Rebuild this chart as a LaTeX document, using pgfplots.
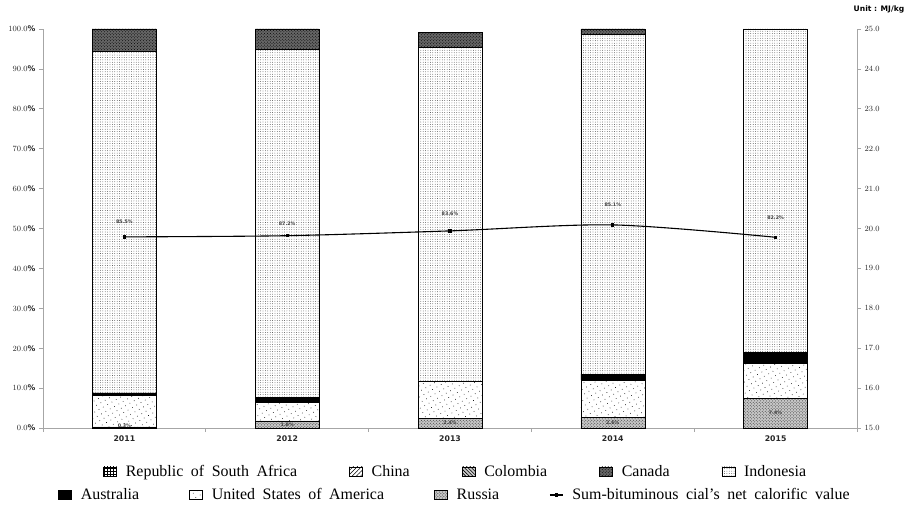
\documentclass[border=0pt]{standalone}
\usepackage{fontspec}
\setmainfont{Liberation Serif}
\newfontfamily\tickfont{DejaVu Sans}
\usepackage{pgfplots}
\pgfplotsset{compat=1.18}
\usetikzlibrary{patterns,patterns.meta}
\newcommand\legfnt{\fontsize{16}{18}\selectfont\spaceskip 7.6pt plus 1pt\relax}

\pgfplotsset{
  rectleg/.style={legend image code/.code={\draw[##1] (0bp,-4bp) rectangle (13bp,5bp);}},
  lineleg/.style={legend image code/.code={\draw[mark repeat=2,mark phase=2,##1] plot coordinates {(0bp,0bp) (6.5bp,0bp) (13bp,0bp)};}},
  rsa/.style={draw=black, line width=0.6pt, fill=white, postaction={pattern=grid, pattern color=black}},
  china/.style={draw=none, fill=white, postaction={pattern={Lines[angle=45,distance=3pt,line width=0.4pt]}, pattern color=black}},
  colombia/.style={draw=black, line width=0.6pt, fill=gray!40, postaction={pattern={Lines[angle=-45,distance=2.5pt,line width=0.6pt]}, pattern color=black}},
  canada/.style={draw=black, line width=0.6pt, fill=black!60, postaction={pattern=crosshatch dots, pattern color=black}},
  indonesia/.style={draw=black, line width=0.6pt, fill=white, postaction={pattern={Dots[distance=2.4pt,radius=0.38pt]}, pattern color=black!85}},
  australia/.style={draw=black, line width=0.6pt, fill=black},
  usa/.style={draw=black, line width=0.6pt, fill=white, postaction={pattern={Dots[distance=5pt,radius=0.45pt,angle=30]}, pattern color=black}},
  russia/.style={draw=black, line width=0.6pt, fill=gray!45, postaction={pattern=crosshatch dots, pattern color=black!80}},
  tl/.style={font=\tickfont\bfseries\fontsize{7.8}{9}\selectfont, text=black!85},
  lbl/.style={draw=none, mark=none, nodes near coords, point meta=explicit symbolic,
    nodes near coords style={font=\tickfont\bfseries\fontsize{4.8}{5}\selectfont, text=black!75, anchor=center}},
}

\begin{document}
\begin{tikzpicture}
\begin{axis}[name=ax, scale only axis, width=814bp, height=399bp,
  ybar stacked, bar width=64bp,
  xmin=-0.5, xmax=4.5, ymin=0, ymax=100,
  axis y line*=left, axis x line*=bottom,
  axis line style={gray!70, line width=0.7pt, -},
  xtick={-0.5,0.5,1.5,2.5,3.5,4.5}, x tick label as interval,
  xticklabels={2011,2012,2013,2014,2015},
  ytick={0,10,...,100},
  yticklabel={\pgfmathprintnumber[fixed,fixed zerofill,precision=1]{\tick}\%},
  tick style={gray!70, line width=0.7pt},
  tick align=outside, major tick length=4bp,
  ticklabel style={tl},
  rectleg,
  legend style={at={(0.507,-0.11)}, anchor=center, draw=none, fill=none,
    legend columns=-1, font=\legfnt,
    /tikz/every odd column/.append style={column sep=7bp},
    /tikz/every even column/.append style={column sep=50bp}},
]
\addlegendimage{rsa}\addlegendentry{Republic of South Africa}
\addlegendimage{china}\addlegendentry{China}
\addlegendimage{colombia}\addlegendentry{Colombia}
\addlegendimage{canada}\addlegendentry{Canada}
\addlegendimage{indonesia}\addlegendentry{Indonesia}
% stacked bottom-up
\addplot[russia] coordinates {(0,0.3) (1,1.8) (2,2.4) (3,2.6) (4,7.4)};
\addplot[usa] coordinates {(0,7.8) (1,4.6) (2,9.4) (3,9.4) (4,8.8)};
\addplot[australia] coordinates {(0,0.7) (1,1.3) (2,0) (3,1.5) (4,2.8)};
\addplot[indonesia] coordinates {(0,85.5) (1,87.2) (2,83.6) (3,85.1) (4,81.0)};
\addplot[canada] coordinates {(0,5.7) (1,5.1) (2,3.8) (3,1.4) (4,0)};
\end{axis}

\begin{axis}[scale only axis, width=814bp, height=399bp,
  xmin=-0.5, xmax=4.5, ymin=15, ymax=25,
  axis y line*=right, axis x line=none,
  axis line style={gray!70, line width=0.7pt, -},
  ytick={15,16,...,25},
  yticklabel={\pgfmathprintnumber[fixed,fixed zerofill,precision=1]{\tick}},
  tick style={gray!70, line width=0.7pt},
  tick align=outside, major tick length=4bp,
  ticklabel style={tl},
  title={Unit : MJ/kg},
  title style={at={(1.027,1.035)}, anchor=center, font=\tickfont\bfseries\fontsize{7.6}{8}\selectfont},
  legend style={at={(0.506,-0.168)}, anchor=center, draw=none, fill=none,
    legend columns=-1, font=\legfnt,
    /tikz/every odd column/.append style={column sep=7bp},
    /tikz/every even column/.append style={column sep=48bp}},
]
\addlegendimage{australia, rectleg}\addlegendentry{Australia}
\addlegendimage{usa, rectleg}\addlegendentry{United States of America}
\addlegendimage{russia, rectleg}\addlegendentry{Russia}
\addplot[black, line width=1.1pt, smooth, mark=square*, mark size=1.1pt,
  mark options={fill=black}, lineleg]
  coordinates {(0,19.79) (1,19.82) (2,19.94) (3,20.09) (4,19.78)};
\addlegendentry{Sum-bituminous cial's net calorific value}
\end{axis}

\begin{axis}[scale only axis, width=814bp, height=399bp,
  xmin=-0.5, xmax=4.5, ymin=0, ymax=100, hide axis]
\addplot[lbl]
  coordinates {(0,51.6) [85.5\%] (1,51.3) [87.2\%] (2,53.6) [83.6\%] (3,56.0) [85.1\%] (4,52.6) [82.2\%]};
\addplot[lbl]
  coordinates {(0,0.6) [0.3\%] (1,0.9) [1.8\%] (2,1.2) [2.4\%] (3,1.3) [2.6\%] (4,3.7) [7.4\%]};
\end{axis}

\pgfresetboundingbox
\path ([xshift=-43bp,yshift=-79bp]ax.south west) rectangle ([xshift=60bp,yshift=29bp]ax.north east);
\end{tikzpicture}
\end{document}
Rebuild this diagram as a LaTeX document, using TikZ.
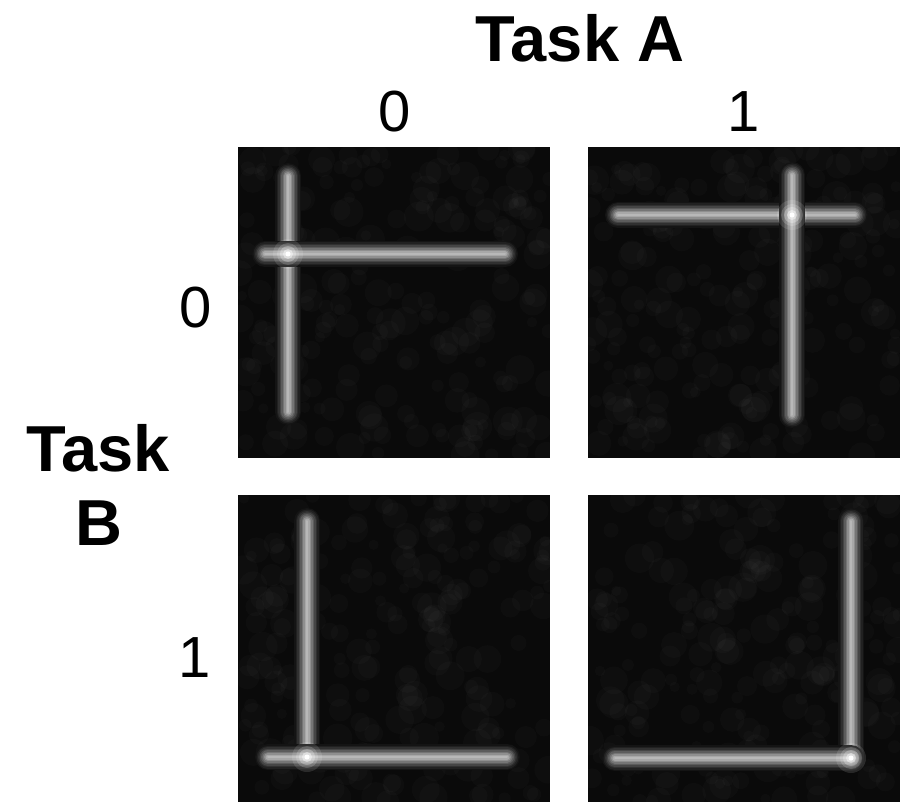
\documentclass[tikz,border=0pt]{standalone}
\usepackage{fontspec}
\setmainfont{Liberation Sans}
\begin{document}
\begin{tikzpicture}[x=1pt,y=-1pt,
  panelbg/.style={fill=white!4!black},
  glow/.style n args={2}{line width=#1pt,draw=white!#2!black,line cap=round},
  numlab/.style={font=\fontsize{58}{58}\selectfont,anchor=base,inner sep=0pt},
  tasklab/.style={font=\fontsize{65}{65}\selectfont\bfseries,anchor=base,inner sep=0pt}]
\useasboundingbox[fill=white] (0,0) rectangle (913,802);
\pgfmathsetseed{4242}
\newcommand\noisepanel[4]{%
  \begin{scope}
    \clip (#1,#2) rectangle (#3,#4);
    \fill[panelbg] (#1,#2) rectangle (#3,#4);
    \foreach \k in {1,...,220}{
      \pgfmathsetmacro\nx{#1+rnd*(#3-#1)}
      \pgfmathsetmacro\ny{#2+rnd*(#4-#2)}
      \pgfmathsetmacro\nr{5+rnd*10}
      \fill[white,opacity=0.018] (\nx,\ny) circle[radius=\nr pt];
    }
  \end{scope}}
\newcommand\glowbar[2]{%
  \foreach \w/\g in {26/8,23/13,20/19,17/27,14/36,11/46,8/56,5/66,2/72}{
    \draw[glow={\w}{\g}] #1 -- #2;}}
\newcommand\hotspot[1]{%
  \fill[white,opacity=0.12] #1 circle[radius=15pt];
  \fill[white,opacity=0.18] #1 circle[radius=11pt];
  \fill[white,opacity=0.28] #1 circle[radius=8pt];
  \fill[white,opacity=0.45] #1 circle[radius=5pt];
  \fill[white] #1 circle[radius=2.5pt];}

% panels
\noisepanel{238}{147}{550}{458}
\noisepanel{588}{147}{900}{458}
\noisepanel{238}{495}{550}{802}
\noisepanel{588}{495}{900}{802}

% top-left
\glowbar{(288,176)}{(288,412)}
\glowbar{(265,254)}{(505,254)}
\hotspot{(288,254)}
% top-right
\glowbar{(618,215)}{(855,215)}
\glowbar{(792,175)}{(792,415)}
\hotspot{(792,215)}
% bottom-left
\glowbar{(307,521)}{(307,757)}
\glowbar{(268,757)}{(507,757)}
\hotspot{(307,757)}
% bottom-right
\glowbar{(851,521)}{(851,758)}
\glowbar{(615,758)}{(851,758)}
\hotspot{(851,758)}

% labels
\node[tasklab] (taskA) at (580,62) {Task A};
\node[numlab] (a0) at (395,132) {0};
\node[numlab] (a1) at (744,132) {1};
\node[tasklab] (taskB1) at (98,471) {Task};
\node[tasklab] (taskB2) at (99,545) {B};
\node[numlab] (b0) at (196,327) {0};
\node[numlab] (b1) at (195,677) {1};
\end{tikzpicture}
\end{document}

__________________________________________________

**What you will do:** Search the listing for the word "LaTeX". Copy every line in which it occurs.

**Written answer:**
Rebuild this chart as a LaTeX document, using pgfplots.
Rebuild this diagram as a LaTeX document, using TikZ.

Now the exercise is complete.